As winter draws to a close and signs of spring are all around, I find myself in a bit of a fog.
Our household was full of sickness for much of the winter.
Both Merry and James David battled illness for much of the winter. At times, I wondered if it might ever end.
I managed to escape the sickness.
As the temperatures started increasing, my sinuses began to wreak havoc on me.
Ears are popping randomly. I'm going through more tissue than I have in a long time.
My head feels like it could explode at any minute, as the pressure is numbing.
And yet, there is so much do to and so little time to get it done.
With this in mind, I feel like I'm burning the candle at both ends, with no end in sight if one end will stop burning or not.
Waking up every morning to get ready for a day at work has never been a problem for me.
Waking up every morning to take care of a family is definitely something new.
Something I need to do a better job with.
It's easy to wake up, take the shower, drink the coffee, jump in the car and head to the office.
It's not as easy to be a family man.
And I'm learning this as each day passes.
It's probably too early to refer to myself as a failure in this department.
But I definitely can do a better job.
I have always been my worst critic.
When mistakes happen in the paper, I take it to heart.
It bothers me. Sometimes, I dwell on those mistakes, even after the day has concluded and I'm at home, preparing to relax before slumber.
I have to pay more attention to my family.

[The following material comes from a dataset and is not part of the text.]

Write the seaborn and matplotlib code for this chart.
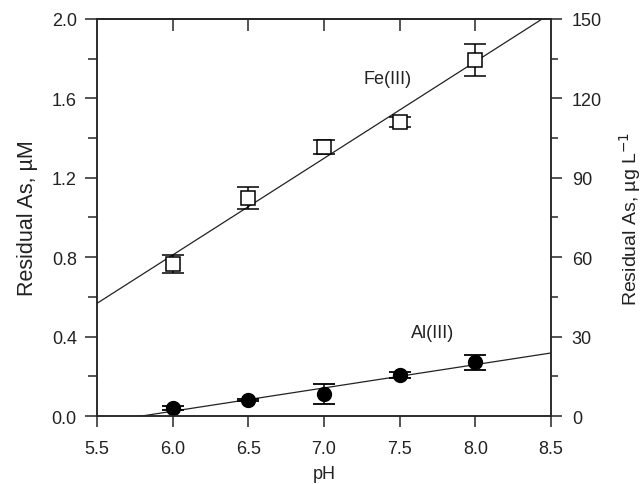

This is a greater responsibility than any I've ever encountered.
My job, in all reality, never ends.
But neither does my job as a father or as a husband.
Being a parent is the most difficult job anyone can undertake.
Again, it's something I'm learning as each day passes.
I hope James David understands someday I'm only trying my best to make sure we have a roof over our heads. That we have food for the table.
But he also needs to see love from me.
At times, I find myself just sitting there with him, not really saying anything, but just staring at him, completely dumbfounded that I helped create something so magical.
Moments like this are when I can't help but think of my father and how he dealt with these feelings.
What did he do?
How did he handle it?
Then I'm reminded of how he's like to this day.
How when we drive over to visit, he always asks that we call them when we get home.
Being a parent and handling situations like these never really ends.